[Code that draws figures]
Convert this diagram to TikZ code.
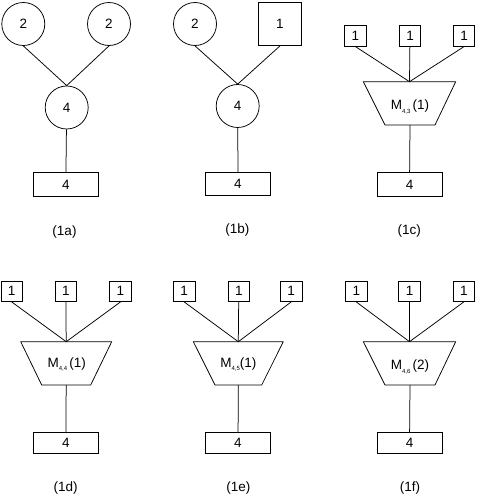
\documentclass[tikz,border=0pt]{standalone}
\usepackage{fontspec}
\setmainfont{Liberation Sans}
\usepackage{tikz}
\usetikzlibrary{calc, positioning}
\usepackage{tkz-euclide}

\newcommand{\Mlab}[3]{M\raisebox{-0.45ex}{\fontsize{6}{7}\selectfont #1}#3(#2)}
\tikzset{
  rnd/.style={circle, draw, minimum size=43pt, inner sep=0pt},
  bigsq/.style={rectangle, draw, minimum size=43pt, inner sep=0pt},
  unit/.style={rectangle, draw, minimum width=21.5pt, minimum height=20.5pt, inner sep=0pt},
  base/.style={rectangle, draw, minimum width=65pt, minimum height=23.5pt, inner sep=0pt},
  lowbase/.style={base, minimum height=21.5pt},
  tag/.style={inner sep=0pt}
}

\begin{document}
\begin{tikzpicture}[x=1pt, y=-1pt, line width=0.75pt, font=\fontsize{13.5}{15}\selectfont]
\useasboundingbox (0,0) rectangle (477,498);
% (1a)
\node[rnd] (a2l) at (23.3,24) {2};
\node[rnd] (a2r) at (109,24) {2};
\node[rnd] (a4) at (66.7,107.5) {4};
\node[base] (ab) at (65.8,184.5) {4};
\draw (a2l.south) -- (a4.north) -- (a2r.south);
\draw (a4) -- (ab);
\node[tag] (la) at (64.5,231.7) {(1a)};
% (1b)
\node[rnd] (b2) at (195,24) {2};
\node[bigsq] (b1) at (280,24) {1};
\node[rnd] (b4) at (237.7,106) {4};
\node[base] (bb) at (238,184) {4};
\draw (b2.south) -- (b4.north) -- (b1.south);
\draw (b4) -- (bb);
\node[tag] (lb) at (237.3,230) {(1b)};
% (1c)
\tkzDefPoints{363.3/81.7/C1, 455.7/81.7/C2, 435/125/C3, 385/125/C4}
\tkzDrawPolygon[line width=0.75pt](C1,C2,C3,C4)
\tkzDefMidPoint(C1,C2) \tkzGetPoint{cj}
\tkzDefMidPoint(C3,C4) \tkzGetPoint{cl}
\node[unit] (c1) at (355.5,36) {1};
\node[unit] (c2) at (410,36) {1};
\node[unit] (c3) at (464,36) {1};
\node (cM) at (410,107) {\Mlab{4,3}{1}{\,}};
\node[base] (cb) at (409.5,184.5) {4};
\draw (c1.south) -- (cj) -- (c3.south);
\draw (c2) -- (cj);
\draw (cl) -- (cb);
\node[tag] (lc) at (409.3,230.7) {(1c)};
% (1d)
\tkzDefPoints{20.7/341.7/D1, 111.7/341.7/D2, 90.7/385/D3, 41.7/385/D4}
\tkzDrawPolygon[line width=0.75pt](D1,D2,D3,D4)
\tkzDefMidPoint(D1,D2) \tkzGetPoint{dj}
\tkzDefMidPoint(D3,D4) \tkzGetPoint{dl}
\node[unit] (d1) at (11.7,291.3) {1};
\node[unit] (d2) at (65.8,291.3) {1};
\node[unit] (d3) at (120.5,291.3) {1};
\node (dM) at (66.7,364.3) {\Mlab{4,4}{1}{\,}};
\node[lowbase] (db) at (65.8,443) {4};
\draw (d1.south) -- (dj) -- (d3.south);
\draw (d2) -- (dj);
\draw (dl) -- (db);
\node[tag] (ld) at (65.7,487.7) {(1d)};
% (1e)
\tkzDefPoints{193.3/341.7/E1, 283.3/341.7/E2, 261.7/385/E3, 215/385/E4}
\tkzDrawPolygon[line width=0.75pt](E1,E2,E3,E4)
\tkzDefMidPoint(E1,E2) \tkzGetPoint{ej}
\tkzDefMidPoint(E3,E4) \tkzGetPoint{el}
\node[unit] (e1) at (184.2,291.3) {1};
\node[unit] (e2) at (238.8,291.3) {1};
\node[unit] (e3) at (291.2,291.3) {1};
\node (eM) at (238.3,364.3) {\Mlab{4,5}{1}{}};
\node[lowbase] (eb) at (238,443) {4};
\draw (e1.south) -- (ej) -- (e3.south);
\draw (e2) -- (ej);
\draw (el) -- (eb);
\node[tag] (le) at (238.3,487.7) {(1e)};
% (1f)
\tkzDefPoints{363.3/341.7/F1, 455.7/341.7/F2, 435/385/F3, 385/385/F4}
\tkzDrawPolygon[line width=0.75pt](F1,F2,F3,F4)
\tkzDefMidPoint(F1,F2) \tkzGetPoint{fj}
\tkzDefMidPoint(F3,F4) \tkzGetPoint{fl}
\node[unit] (f1) at (356.3,291.3) {1};
\node[unit] (f2) at (409.5,291.3) {1};
\node[unit] (f3) at (463.8,291.3) {1};
\node (fM) at (410,367) {\Mlab{4,6}{2}{\,}};
\node[lowbase] (fb) at (409.5,443) {4};
\draw (f1.south) -- (fj) -- (f3.south);
\draw (f2) -- (fj);
\draw (fl) -- (fb);
\node[tag] (lf) at (410,488.3) {(1f)};
\end{tikzpicture}
\end{document}
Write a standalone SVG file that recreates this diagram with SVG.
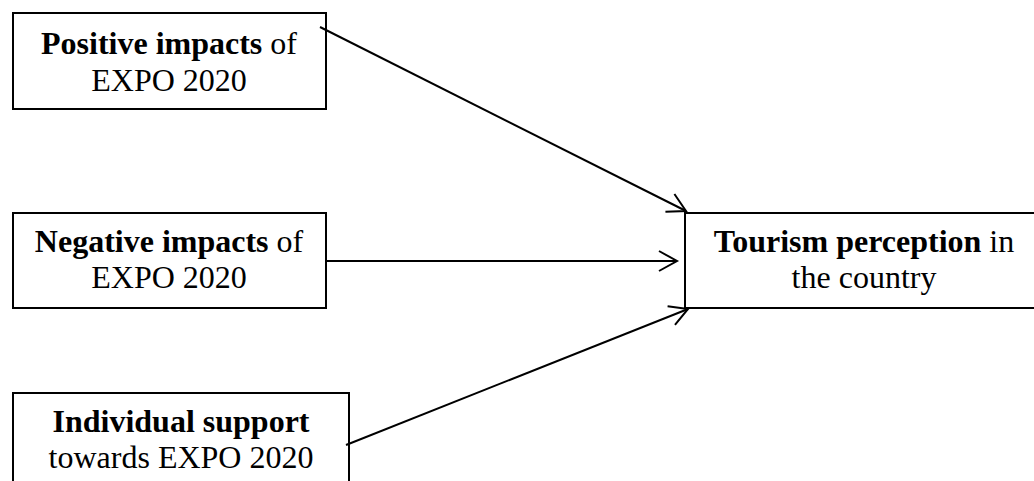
<svg xmlns="http://www.w3.org/2000/svg" width="1034" height="481" viewBox="0 0 1034 481">
<style>
.box{fill:#fff;stroke:#000;stroke-width:2}
.t{font-family:"Liberation Serif","Times New Roman",serif;font-size:32px;fill:#000;text-anchor:middle}
.b{font-weight:bold}
.c{stroke:#000;stroke-width:2;fill:none}
</style>
<defs>
<marker id="ah" markerUnits="userSpaceOnUse" markerWidth="24" markerHeight="26" viewBox="-20 -12 24 24" refX="0" refY="0" orient="auto" overflow="visible">
<path d="M-18,-10 L0,0 L-18,10" fill="none" stroke="#000" stroke-width="2"/>
</marker>
</defs>
<rect width="1034" height="481" fill="#fff"/>
<g id="n1">
<rect class="box" x="13" y="13" width="313" height="96"/>
<text class="t" x="169" y="54"><tspan class="b">Positive impacts</tspan> of</text>
<text class="t" x="169" y="91">EXPO 2020</text>
</g>
<g id="n2">
<rect class="box" x="13" y="213" width="313" height="95"/>
<text class="t" x="169" y="252"><tspan class="b">Negative impacts</tspan> of</text>
<text class="t" x="169" y="288">EXPO 2020</text>
</g>
<g id="n3">
<rect class="box" x="13" y="393" width="336" height="100"/>
<text class="t" x="181" y="432"><tspan class="b">Individual support</tspan></text>
<text class="t" x="181" y="468">towards EXPO 2020</text>
</g>
<g id="n4">
<rect class="box" x="685" y="213" width="360" height="95"/>
<text class="t" x="864" y="252"><tspan class="b">Tourism perception</tspan> in</text>
<text class="t" x="864" y="288">the country</text>
</g>
<g id="connectors">
<line class="c" x1="320" y1="27" x2="686" y2="211" marker-end="url(#ah)"/>
<line class="c" x1="326" y1="261" x2="677" y2="261" marker-end="url(#ah)"/>
<line class="c" x1="346" y1="445" x2="688" y2="309" marker-end="url(#ah)"/>
</g>
</svg>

- WRITTEN TASK
Take the line containing "Write a standalone" and every line after it up to the end of the data, and write them out exactly, without the pictures.

- WRITTEN ANSWER
Write a standalone SVG file that recreates this diagram with SVG.
<svg xmlns="http://www.w3.org/2000/svg" width="1034" height="481" viewBox="0 0 1034 481">
<style>
.box{fill:#fff;stroke:#000;stroke-width:2}
.t{font-family:"Liberation Serif","Times New Roman",serif;font-size:32px;fill:#000;text-anchor:middle}
.b{font-weight:bold}
.c{stroke:#000;stroke-width:2;fill:none}
</style>
<defs>
<marker id="ah" markerUnits="userSpaceOnUse" markerWidth="24" markerHeight="26" viewBox="-20 -12 24 24" refX="0" refY="0" orient="auto" overflow="visible">
<path d="M-18,-10 L0,0 L-18,10" fill="none" stroke="#000" stroke-width="2"/>
</marker>
</defs>
<rect width="1034" height="481" fill="#fff"/>
<g id="n1">
<rect class="box" x="13" y="13" width="313" height="96"/>
<text class="t" x="169" y="54"><tspan class="b">Positive impacts</tspan> of</text>
<text class="t" x="169" y="91">EXPO 2020</text>
</g>
<g id="n2">
<rect class="box" x="13" y="213" width="313" height="95"/>
<text class="t" x="169" y="252"><tspan class="b">Negative impacts</tspan> of</text>
<text class="t" x="169" y="288">EXPO 2020</text>
</g>
<g id="n3">
<rect class="box" x="13" y="393" width="336" height="100"/>
<text class="t" x="181" y="432"><tspan class="b">Individual support</tspan></text>
<text class="t" x="181" y="468">towards EXPO 2020</text>
</g>
<g id="n4">
<rect class="box" x="685" y="213" width="360" height="95"/>
<text class="t" x="864" y="252"><tspan class="b">Tourism perception</tspan> in</text>
<text class="t" x="864" y="288">the country</text>
</g>
<g id="connectors">
<line class="c" x1="320" y1="27" x2="686" y2="211" marker-end="url(#ah)"/>
<line class="c" x1="326" y1="261" x2="677" y2="261" marker-end="url(#ah)"/>
<line class="c" x1="346" y1="445" x2="688" y2="309" marker-end="url(#ah)"/>
</g>
</svg>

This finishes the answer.